It’s Wednesday again and I’ve been thinking about my sense of continuity, as if I’ve remained the same within, regardless of years piling up. Others tell me they experience this too.
While walking one evening last week I suddenly realized I was intensely happy. Full of joy. There was nothing unusual about the evening, no change in my husband’s illness, just my legs carrying me along, and the sky blue and decorated with clouds, and roadside flowers — especially poppies — in abundance. I gathered a thick handful of grasses and blooms, enough for two bouquets.

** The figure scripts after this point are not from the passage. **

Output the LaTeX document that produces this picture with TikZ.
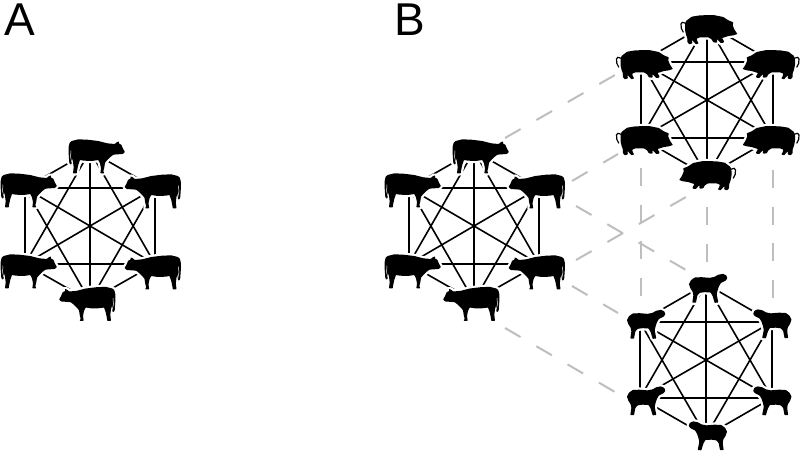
\documentclass[tikz,border=0pt]{standalone}
\usepackage{fontspec}
\setmainfont{Liberation Sans}
\usetikzlibrary{calc}
\tikzset{
  hub/.style={coordinate},
  edge/.style={black,line width=1.6pt},
  link/.style={draw={rgb,255:red,190;green,190;blue,190},line width=2pt,dash pattern=on 18pt off 18.2pt},
  linkv/.style={draw={rgb,255:red,190;green,190;blue,190},line width=2pt,dash pattern=on 18pt off 18.5pt},
  beast/.style={fill=black,rounded corners=0.5pt,preaction={draw=white,line width=4.5pt,line join=round}},
  panel/.style={inner sep=0pt,font=\fontsize{46}{46}\selectfont,anchor=base west},
  cow/.pic={
    \begin{scope}[scale=0.3333,shift={(-291,-78)}]
      \path[beast] (215,33)--(235,28)--(262,29)--(295,33)--(322,40)--(344,42)--(350,37)--(357,34)--(357,41)--(364,44)--(369,56)--(375,66)--(368,72)--(352,73)--(340,74)--(330,82)--(322,90)--(315,98)--(313,112)--(310,124)--(313,130)--(301,130)--(303,115)--(300,100)--(295,90)--(275,93)--(252,92)--(240,90)--(235,104)--(232,118)--(230,130)--(219,130)--(221,112)--(219,95)--(216,85)--(215,100)--(213,104)--(208,100)--(206,72)--(206,50)--(209,38)--cycle;
      \draw[white,line width=0.5pt] (212.5,62)--(212,82)--(215,96);
    \end{scope}},
  pig/.pic={
    \begin{scope}[scale=0.3333,shift={(-327,-88.5)}]
      \draw[white,line width=4pt] (258,70)--(247,67)--(243,72)--(244,85)--(250,97);
      \path[beast] (258,63)--(275,50)--(300,46)--(340,45)--(370,51)--(385,61)--(400,67)--(398,76)--(404,90)--(412,102)--(400,106)--(385,108)--(373,112)--(366,114)--(372,124)--(371,128)--(362,129)--(354,120)--(350,118)--(352,124)--(350,128)--(340,127)--(335,118)--(325,112)--(300,112)--(290,116)--(292,124)--(296,130)--(288,133)--(280,124)--(276,120)--(277,130)--(268,133)--(262,126)--(262,115)--(258,104)--(255,90)--(255,74)--cycle;
      \draw[black,line width=1.2pt] (258,70)--(247,67)--(243,72)--(244,85)--(250,97);
    \end{scope}},
  sheep/.pic={
    \begin{scope}[scale=0.3333,shift={(-325,-85)}]
      \path[beast] (268,72)--(274,60)--(285,52)--(305,51)--(330,53)--(345,50)--(355,44)--(370,41)--(380,46)--(383,55)--(377,62)--(364,68)--(358,78)--(354,90)--(351,102)--(356,127)--(345,128)--(339,108)--(333,97)--(315,96)--(300,98)--(293,106)--(289,127)--(278,127)--(281,106)--(279,95)--(272,84)--cycle;
    \end{scope}}
}
\newcommand{\kedges}[1]{%
  \foreach \a/\b in {1/2,1/3,1/4,1/5,1/6,2/3,2/4,2/5,2/6,3/4,3/5,3/6,4/5,4/6,5/6}
    \draw[edge] (#1\a) -- (#1\b);}
\begin{document}
\begin{tikzpicture}[x=1pt,y=-1pt]
\useasboundingbox (0,0) rectangle (800,451);
\node[panel] (labelA) at (4,35) {A};
\node[panel] (labelB) at (394.5,35) {B};
% hubs: A cows
\node[hub] (a1) at (90,151) {}; \node[hub] (a2) at (25,188) {}; \node[hub] (a3) at (155,188) {};
\node[hub] (a4) at (25,264) {}; \node[hub] (a5) at (155,264) {}; \node[hub] (a6) at (90,301) {};
% hubs: B cows
\node[hub] (c1) at (474,151) {}; \node[hub] (c2) at (409,188) {}; \node[hub] (c3) at (539,188) {};
\node[hub] (c4) at (409,264) {}; \node[hub] (c5) at (539,264) {}; \node[hub] (c6) at (474,301) {};
% hubs: pigs
\node[hub] (p1) at (707,24) {}; \node[hub] (p2) at (641,62) {}; \node[hub] (p3) at (773,62) {};
\node[hub] (p4) at (641,138) {}; \node[hub] (p5) at (773,138) {}; \node[hub] (p6) at (707,176) {};
% hubs: sheep
\node[hub] (s1) at (706,284) {}; \node[hub] (s2) at (640,322) {}; \node[hub] (s3) at (772,322) {};
\node[hub] (s4) at (640,398) {}; \node[hub] (s5) at (772,398) {}; \node[hub] (s6) at (706,436) {};
% grey links
\draw[link] ($(c1)+(31,-13)$) -- ($(p2)+(-26,13)$);
\draw[link] ($(c3)+(33,-7)$) -- ($(p4)+(-23,16)$);
\draw[link] ($(c5)+(37,-4)$) -- ($(p6)+(-21,21)$);
\draw[link] ($(c3)+(37,18)$) -- ($(s1)+(-20,-14)$);
\draw[link] ($(c5)+(33,22)$) -- ($(s2)+(-22,-9)$);
\draw[link] ($(c6)+(31,27)$) -- ($(s4)+(-25,-6)$);
\draw[linkv] ($(p4)+(0,30)$) -- ($(s2)+(1,-26)$);
\draw[linkv] ($(p6)+(0,31)$) -- ($(s1)+(1,-22)$);
\draw[linkv] ($(p5)+(0,32)$) -- ($(s3)+(1,-24)$);
% graph edges
\kedges{a}\kedges{c}\kedges{p}\kedges{s}
% animals
\foreach \p/\dx in {a/0,c/384}{
  \pic at (97+\dx,156) {cow};
  \pic at (29+\dx,190) {cow};
  \pic[xscale=-1] at (152.5+\dx,191) {cow};
  \pic at (29+\dx,271) {cow};
  \pic[xscale=-1] at (152.5+\dx,272) {cow};
  \pic[xscale=-1] at (87+\dx,303.5) {cow};
}
\pic at (709,29.5) {pig};
\pic at (644.5,64.5) {pig};
\pic[xscale=-1] at (771,64.5) {pig};
\pic at (644.5,140.5) {pig};
\pic[xscale=-1] at (771,140.5) {pig};
\pic[xscale=-1] at (707.5,175.5) {pig};
\pic at (708,288.5) {sheep};
\pic at (646,324.5) {sheep};
\pic[xscale=-1] at (772.5,324) {sheep};
\pic at (646,401) {sheep};
\pic[xscale=-1] at (772.5,401) {sheep};
\pic[xscale=-1] at (708,436) {sheep};
\end{tikzpicture}
\end{document}
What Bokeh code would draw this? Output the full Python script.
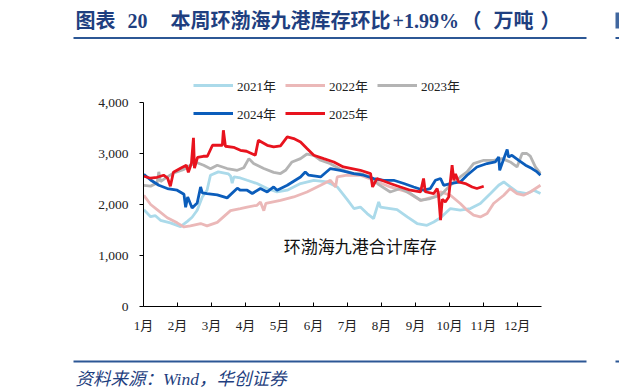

I can’t manufacture moments like this, they come unbidden now and then, have done so as far back as I remember. (Which isn’t to say there aren’t habits one can cultivate for a “regular” joyful life.) They seem to rise from existence itself, from a momentary and holy forgetting of every other fact or circumstance. They seem completely unattached to age. For example, I could say the joy of that evening felt like young to me, but that wouldn’t be accurate enough because as a child I might have labelled a similar awareness older, or possibly profound, which I would have judged as older and better than others believed I was. In other words, in the self where life seems known most deeply, age mixes and plays or simply disappears.
Yesterday, in a tiny plaza in Vancouver I saw hanging umbrellas, and their protective and humorous shape and colours — the whole notion of umbrellas with their capacity to fold and unfold — offered a visual for joy and the continuity I’m trying to articulate. My brother, whose retirement passion is street photography, captured it, neither young nor old nor in between but something like the same as always.